╭─ Recorded data

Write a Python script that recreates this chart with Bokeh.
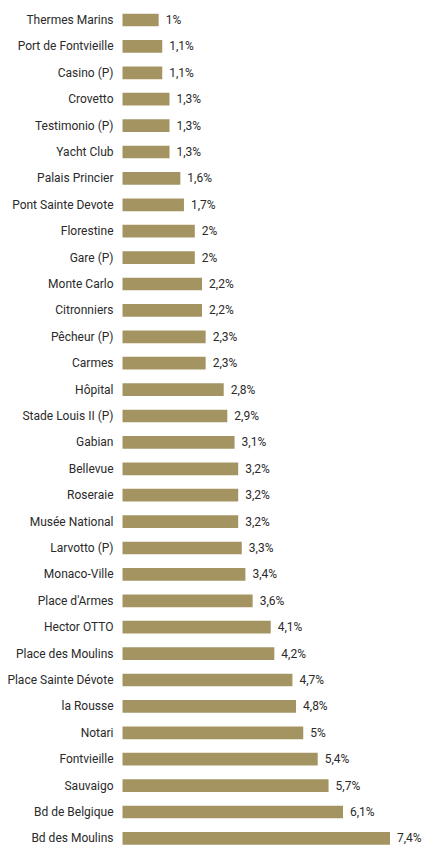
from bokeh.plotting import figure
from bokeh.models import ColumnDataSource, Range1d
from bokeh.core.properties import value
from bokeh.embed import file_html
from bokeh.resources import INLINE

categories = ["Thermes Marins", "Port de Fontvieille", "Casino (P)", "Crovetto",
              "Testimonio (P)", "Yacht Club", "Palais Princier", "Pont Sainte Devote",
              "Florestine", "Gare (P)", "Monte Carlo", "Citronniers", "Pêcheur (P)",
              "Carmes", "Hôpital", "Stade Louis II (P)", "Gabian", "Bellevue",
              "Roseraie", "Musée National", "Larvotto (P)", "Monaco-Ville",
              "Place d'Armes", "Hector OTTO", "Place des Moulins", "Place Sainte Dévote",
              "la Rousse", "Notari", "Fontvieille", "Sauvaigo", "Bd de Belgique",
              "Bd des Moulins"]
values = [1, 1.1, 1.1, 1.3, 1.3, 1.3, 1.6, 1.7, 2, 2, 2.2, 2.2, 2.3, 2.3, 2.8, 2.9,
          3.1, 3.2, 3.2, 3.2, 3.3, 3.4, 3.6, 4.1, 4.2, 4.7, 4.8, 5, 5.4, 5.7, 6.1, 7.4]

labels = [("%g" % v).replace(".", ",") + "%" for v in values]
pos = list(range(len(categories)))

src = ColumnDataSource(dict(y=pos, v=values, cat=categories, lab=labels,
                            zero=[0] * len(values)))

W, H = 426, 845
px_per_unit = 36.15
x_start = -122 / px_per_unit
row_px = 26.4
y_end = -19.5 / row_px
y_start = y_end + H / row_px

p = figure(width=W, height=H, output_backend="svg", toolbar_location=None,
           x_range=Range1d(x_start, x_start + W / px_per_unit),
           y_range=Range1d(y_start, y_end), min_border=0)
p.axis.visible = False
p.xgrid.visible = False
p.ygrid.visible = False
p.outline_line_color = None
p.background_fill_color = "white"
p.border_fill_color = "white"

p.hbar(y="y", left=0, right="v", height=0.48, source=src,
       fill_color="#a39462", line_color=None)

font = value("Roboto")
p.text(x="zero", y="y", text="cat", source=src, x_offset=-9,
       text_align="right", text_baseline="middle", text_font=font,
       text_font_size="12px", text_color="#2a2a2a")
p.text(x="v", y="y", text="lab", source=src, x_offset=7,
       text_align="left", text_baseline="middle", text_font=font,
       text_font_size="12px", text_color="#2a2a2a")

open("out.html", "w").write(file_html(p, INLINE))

╰─

▶ [Given request] Copy out the data above exactly, except the pictures.

▶ [The result]
Write a Python script that recreates this chart with Bokeh.
from bokeh.plotting import figure
from bokeh.models import ColumnDataSource, Range1d
from bokeh.core.properties import value
from bokeh.embed import file_html
from bokeh.resources import INLINE

categories = ["Thermes Marins", "Port de Fontvieille", "Casino (P)", "Crovetto",
              "Testimonio (P)", "Yacht Club", "Palais Princier", "Pont Sainte Devote",
              "Florestine", "Gare (P)", "Monte Carlo", "Citronniers", "Pêcheur (P)",
              "Carmes", "Hôpital", "Stade Louis II (P)", "Gabian", "Bellevue",
              "Roseraie", "Musée National", "Larvotto (P)", "Monaco-Ville",
              "Place d'Armes", "Hector OTTO", "Place des Moulins", "Place Sainte Dévote",
              "la Rousse", "Notari", "Fontvieille", "Sauvaigo", "Bd de Belgique",
              "Bd des Moulins"]
values = [1, 1.1, 1.1, 1.3, 1.3, 1.3, 1.6, 1.7, 2, 2, 2.2, 2.2, 2.3, 2.3, 2.8, 2.9,
          3.1, 3.2, 3.2, 3.2, 3.3, 3.4, 3.6, 4.1, 4.2, 4.7, 4.8, 5, 5.4, 5.7, 6.1, 7.4]

labels = [("%g" % v).replace(".", ",") + "%" for v in values]
pos = list(range(len(categories)))

src = ColumnDataSource(dict(y=pos, v=values, cat=categories, lab=labels,
                            zero=[0] * len(values)))

W, H = 426, 845
px_per_unit = 36.15
x_start = -122 / px_per_unit
row_px = 26.4
y_end = -19.5 / row_px
y_start = y_end + H / row_px

p = figure(width=W, height=H, output_backend="svg", toolbar_location=None,
           x_range=Range1d(x_start, x_start + W / px_per_unit),
           y_range=Range1d(y_start, y_end), min_border=0)
p.axis.visible = False
p.xgrid.visible = False
p.ygrid.visible = False
p.outline_line_color = None
p.background_fill_color = "white"
p.border_fill_color = "white"

p.hbar(y="y", left=0, right="v", height=0.48, source=src,
       fill_color="#a39462", line_color=None)

font = value("Roboto")
p.text(x="zero", y="y", text="cat", source=src, x_offset=-9,
       text_align="right", text_baseline="middle", text_font=font,
       text_font_size="12px", text_color="#2a2a2a")
p.text(x="v", y="y", text="lab", source=src, x_offset=7,
       text_align="left", text_baseline="middle", text_font=font,
       text_font_size="12px", text_color="#2a2a2a")

open("out.html", "w").write(file_html(p, INLINE))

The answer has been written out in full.